I have had KoBo running for quite some time now on our own servers and it has been wonderful. This community and all of the supporting members have been great through the process. I have come across some interesting issues over the past year and hoping someone can help with this one.
Periodically, our servers will “go down.” I actually have three instances running. Prod and dev both in Azure env, and another in AWS lightsail. Each of the three will periodically throw a 502 or 504 error from nginx and the whole site will go down until I restart all the containers using python3 ./kobo-install/run.py The production version goes down far more often and appears it MIGHT be load related. I havent actually tried seeing if I restart nginx container instead of the whole container set to see if that helps. Has anybody come across this on their own servers?
My first lead was that this was somehow load-based. We had a user unknowingly hitting the API with massive simultaneous redundant queries that would end up breaking the server, requiring us to restart the KoBo containers. They would pull ~100,000 records before they (or we) knew that there was a 30,000 row limit. Guessing that was a timeout issue, though an error message from the API could be useful.
Then this happened on the instance in lightsail which has MAYBE 10 users, none of whom know what an API is, so the excessive load theory was put into question.

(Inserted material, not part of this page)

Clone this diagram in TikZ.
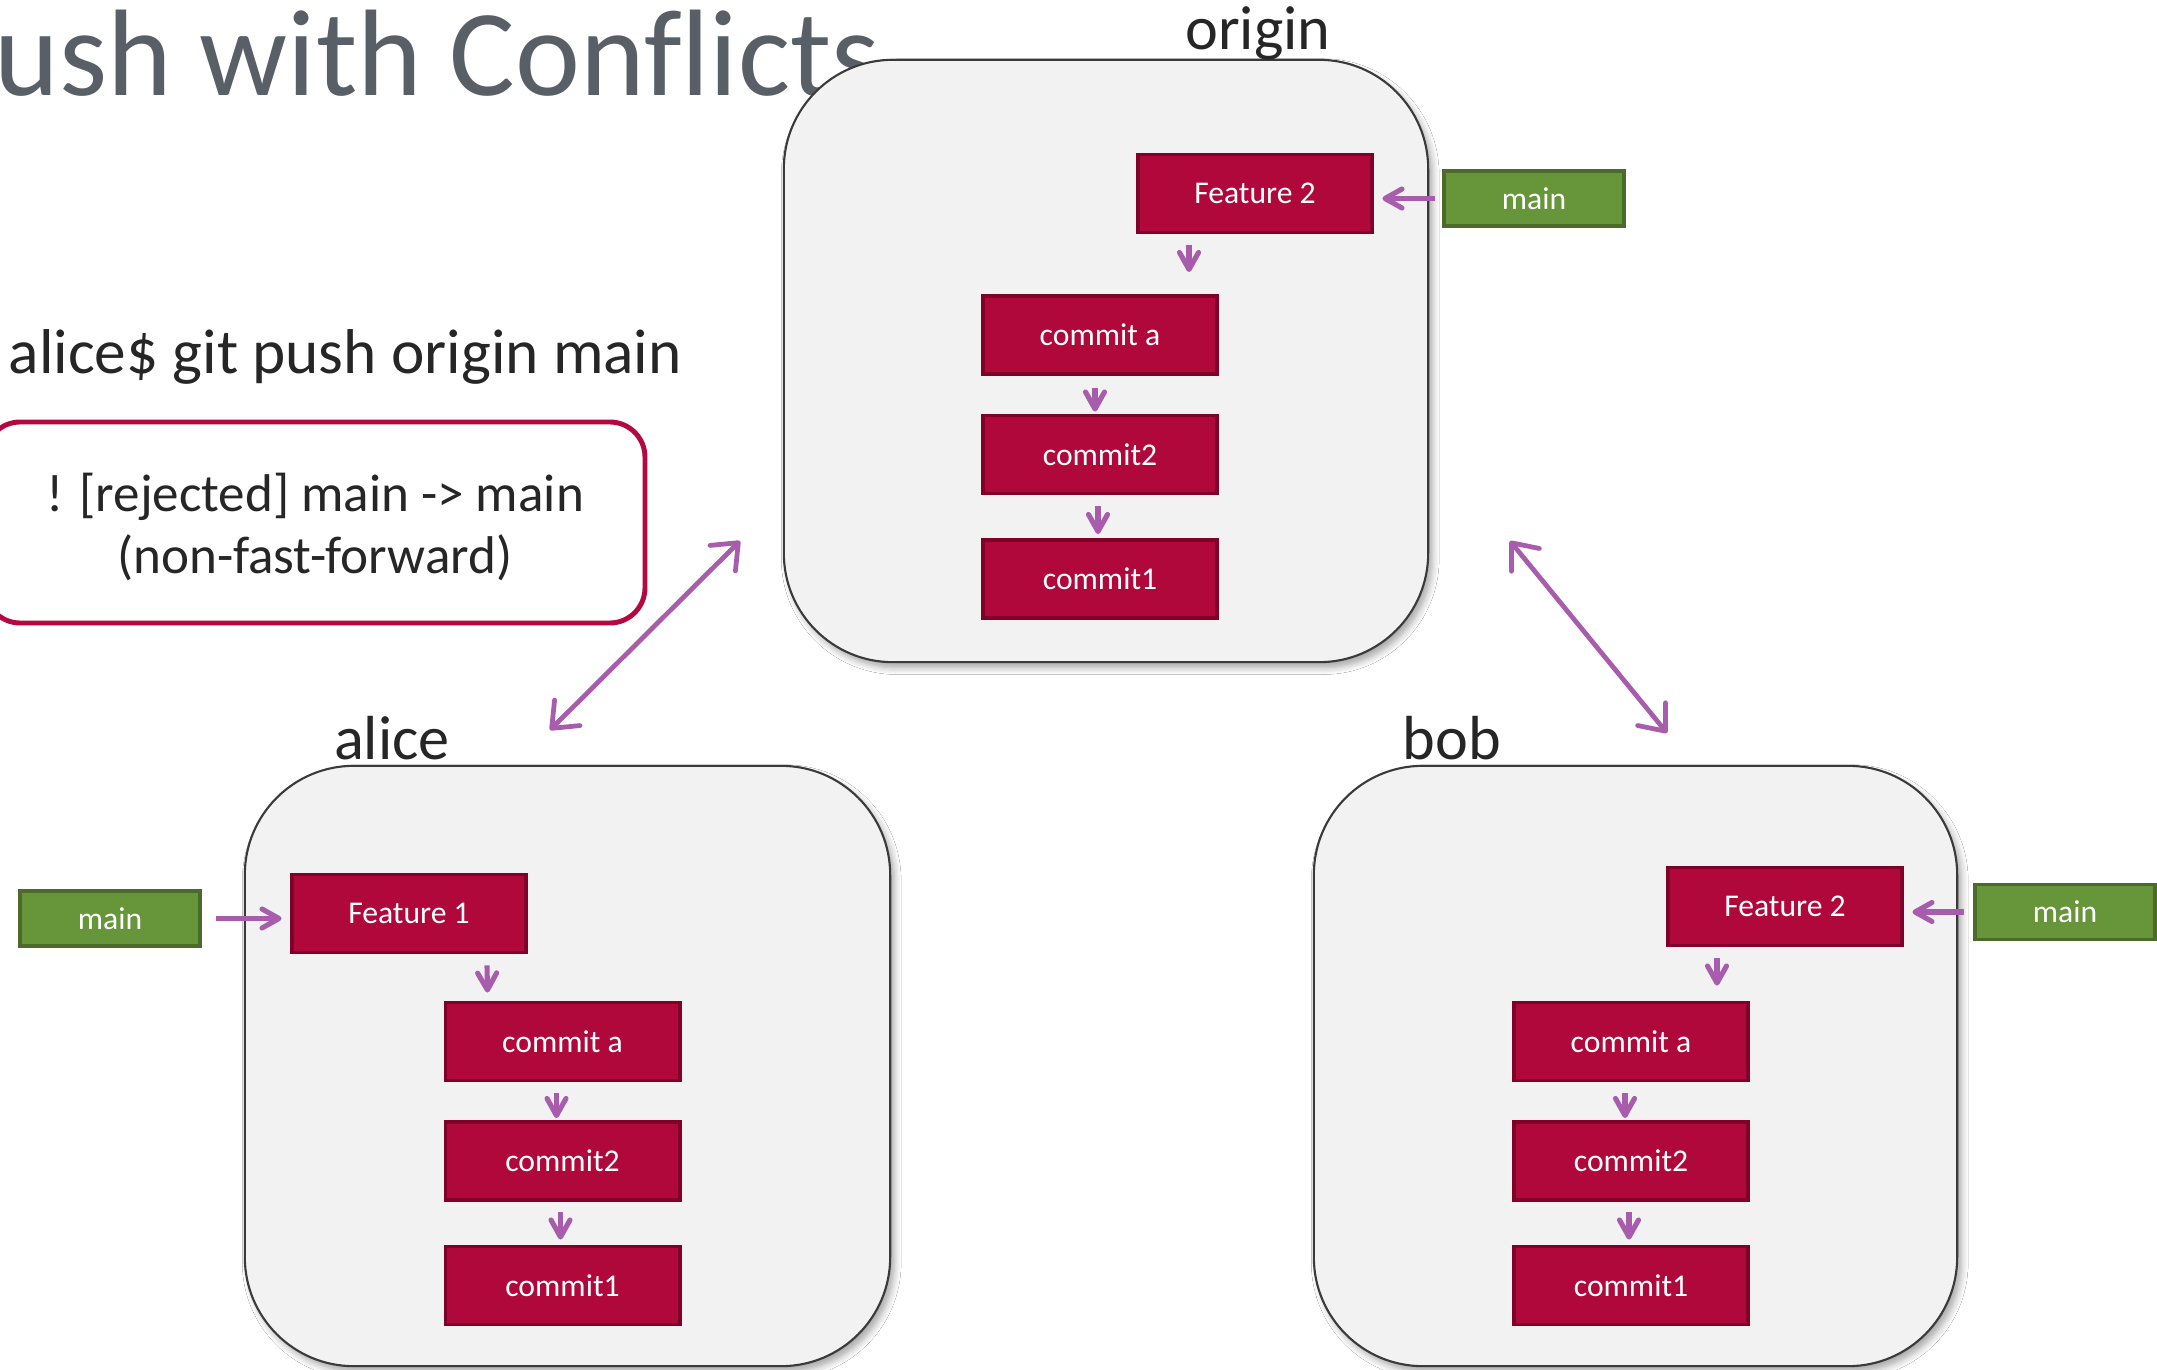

I saw a post in git about the uWSGI workers and noticed UNOCHA upped their worker number to 24. I dont think we can do this as our VM is only 4 core, but as the default is 2, i decided to up ours to 3 to see what would happen. I think standard practice is 2 workers per core?
Do I really need to set up a load-balancer to address these types of issues?
If anyone has any ideas of how we can avoid the 502/504 errors occurring, that would be very helpful!